When he lies about his vacation destination and purpose, then lies about the particulars of his relationship with a woman in Argentina, and then lies again about how many times he's seen her and where, prevarication takes on a new meaning.
But guilt is a monster. And right about now the governor of South Carolina is as guilty as sin itself, and the guilt is so eating him alive that he has suffered a monumental case of diarrhea of the mouth. If that wasn't the case, why would Gov. Sanford go on record as making among many other obtuse and damaging comments: "This was a whole lot more than a simple affair. This was a love story."
It would be much easier to show a certain level of compassion and empathy to the governor and his plight -- and especially his wife, Jenny, and sons -- if his track record as an elected official had not included his condemnation of former President Bill Clinton at the time that that lothario was embroiled in the fallout of his dalliances with Monica Lewinsky.
So to the extent that he joins the long line of GOPers (conservative and not so much) who contend that the Democratic Party and the socialist zealots who run it and are running America into the ground at an alarming pace, but who themselves can't find their way clear of high-class prostitutes, prescription drugs and the same gay sexual shenanigans that they decry in press conferences, then Gov. Sanford deserves the ridicule and humiliation that he's suffering.
That fact is fueling the guilt that has made him ramble and cry and generally comes across as a man unfit to be governor, a presidential candidate or county dog catcher.
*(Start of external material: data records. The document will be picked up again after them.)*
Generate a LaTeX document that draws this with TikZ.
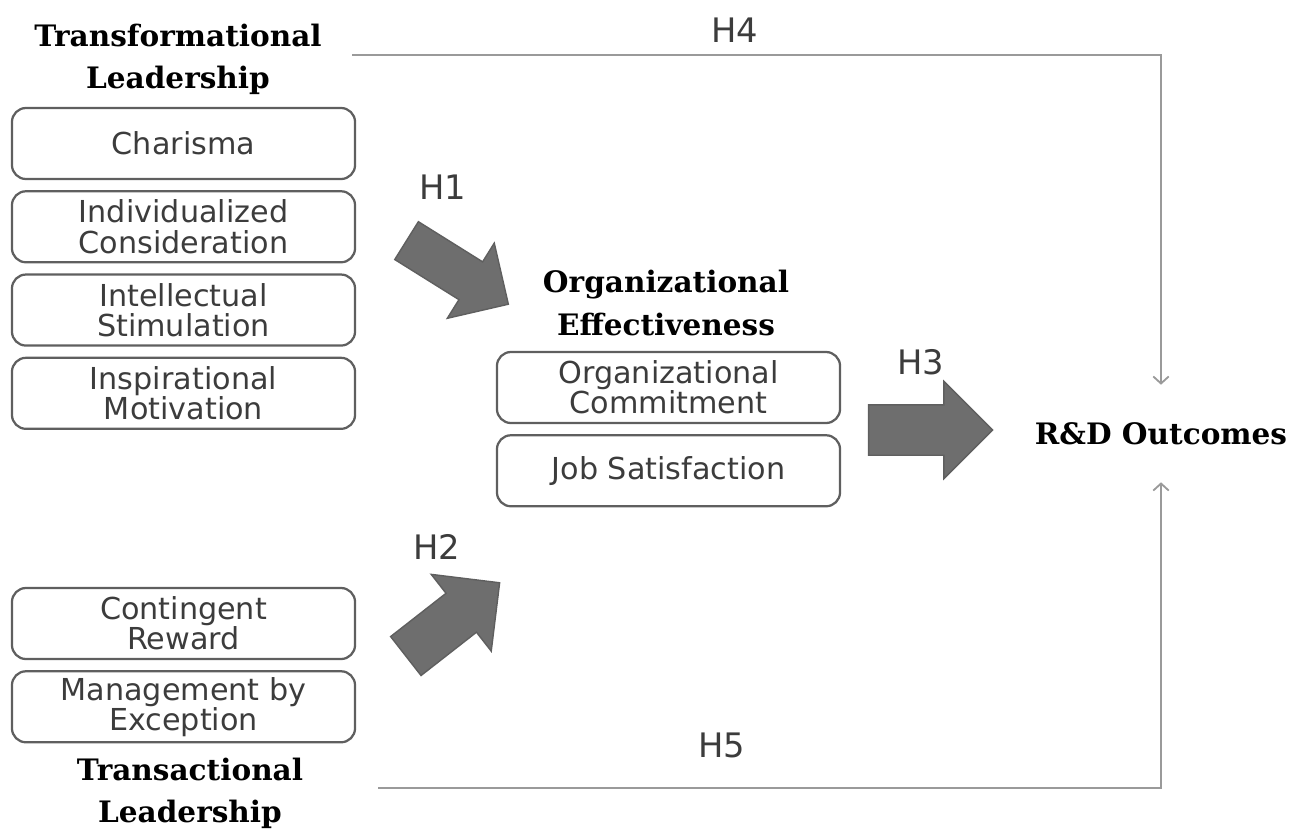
\documentclass[tikz,border=0pt]{standalone}
\usepackage{fontspec}
\usepackage{xcolor}
\usepackage{tikz}
\usetikzlibrary{arrows.meta}
\usetikzlibrary{positioning}
\usetikzlibrary{shapes.arrows}
\newfontfamily\boxfont{DejaVu Sans}
\newfontfamily\headfont{DejaVu Serif}
\definecolor{boxline}{HTML}{5F5F5F}
\definecolor{boxtext}{HTML}{3C3C3C}
\definecolor{fatfill}{HTML}{6E6E6E}
\definecolor{thinline}{HTML}{9A9A9A}
\tikzset{>={Straight Barb[length=5pt,width=11pt]}}
\tikzstyle{factor} = [rectangle, rounded corners=0.35cm, draw=boxline, line width=1.6pt, minimum width=8.575cm, minimum height=1.775cm, align=center, text=boxtext, inner sep=0, font=\boxfont\fontsize{21.5}{21.5}\selectfont]
\tikzstyle{construct} = [draw=none, align=center, inner sep=0, font=\headfont\bfseries\fontsize{21}{30}\selectfont]
\tikzstyle{hyp} = [draw=none, text=boxtext, inner sep=0, font=\boxfont\fontsize{24}{24}\selectfont]
\tikzstyle{fat} = [single arrow, single arrow head indent=0, fill=fatfill, draw=boxline, line width=1pt, inner xsep=0]
\tikzstyle{path} = [->, draw=thinline, line width=1.3pt]

\begin{document}
\begin{tikzpicture}[x=0.025cm, y=-0.025cm]
\useasboundingbox (0,0) rectangle (1304,831);
% transformational leadership
\node [construct] (tfl) at (178,59) {Transformational\\Leadership};
\node [factor] (c1) at (183.5,143.5) {Charisma};
\node [factor, below=0.25cm of c1] (c2) {Individualized\\Consideration};
\node [factor, below=0.25cm of c2] (c3) {Intellectual\\Stimulation};
\node [factor, below=0.25cm of c3] (c4) {Inspirational\\Motivation};
% transactional leadership
\node [factor] (t1) at (183.5,623.5) {Contingent\\Reward};
\node [factor, below=0.25cm of t1] (t2) {Management by\\Exception};
\node [construct] (tsl) at (190,793) {Transactional\\Leadership};
% organizational effectiveness
\node [construct] (oe) at (666,303) {Organizational\\Effectiveness};
\node [factor] (o1) at (668.5,387.5) {Organizational\\Commitment};
\node [factor, below=0.25cm of o1] (o2) {Job Satisfaction};
\node [construct, minimum height=2.425cm] (rd) at (1161,433.5) {R\&D Outcomes};
% big arrows
\node [fat, rotate=-32, minimum height=3cm, inner ysep=0.54cm, single arrow head extend=0.55cm] (a1) at (448,266.5) {};
\node [fat, rotate=38, minimum height=2.975cm, inner ysep=0.6cm, single arrow head extend=0.6cm] (a2) at (443,627) {};
\node [fat, minimum height=3.1cm, inner ysep=0.6125cm, single arrow head extend=0.5875cm] (a3) at (918,430) {};
\node [hyp] (h1) at (443,187) {H1};
\node [hyp] (h2) at (437,547) {H2};
\node [hyp] (h3) at (921,362) {H3};
\node [hyp] (h4) at (735,30) {H4};
\node [hyp] (h5) at (722,745) {H5};
% direct paths
\coordinate (h4s) at (352,55);
\coordinate (h5s) at (378,788);
\draw [path] (h4s) -| (rd.north);
\draw [path] (h5s) -| (rd.south);
\end{tikzpicture}
\end{document}
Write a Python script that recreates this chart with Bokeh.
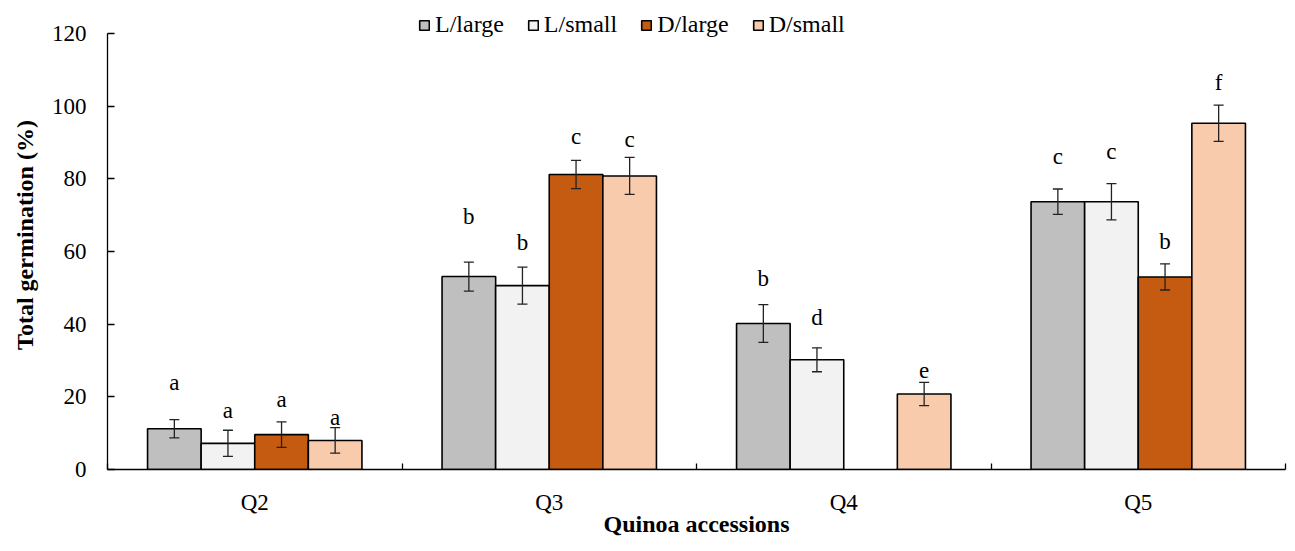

Having acknowledged that he broke "God's law" and written that he loves "the curves of your hips" -- as in the hips of Maria Belen Chapur and not his wife's -- the governor demonstrated that he is human. His libido, poor judgment and sexual instincts got in the way of his life. More than a few men know the pull and allure of a woman who may or may not be their "soul mate," as the governor labeled Chapur, and understand how extremely difficult it can be to stay on the straight and narrow.
And that's all the more reason to not demonize and criticize those among your circle of political colleagues who have had trouble being faithful. Gov. Sanford had as much business criticizing President Clinton as Michael Vick would have if he joined PETA to speak out against women who wear fur.
A GOP standard-bearer he is not. Gov. Sanford, however, should get a fleeting nod of respect, however, for having the temerity to not resign. He's guilt-ridden, but not feeling guilty enough to vacate the governor's seat.
And if that ain't typical of a conservative Republican politician, I don't know what is.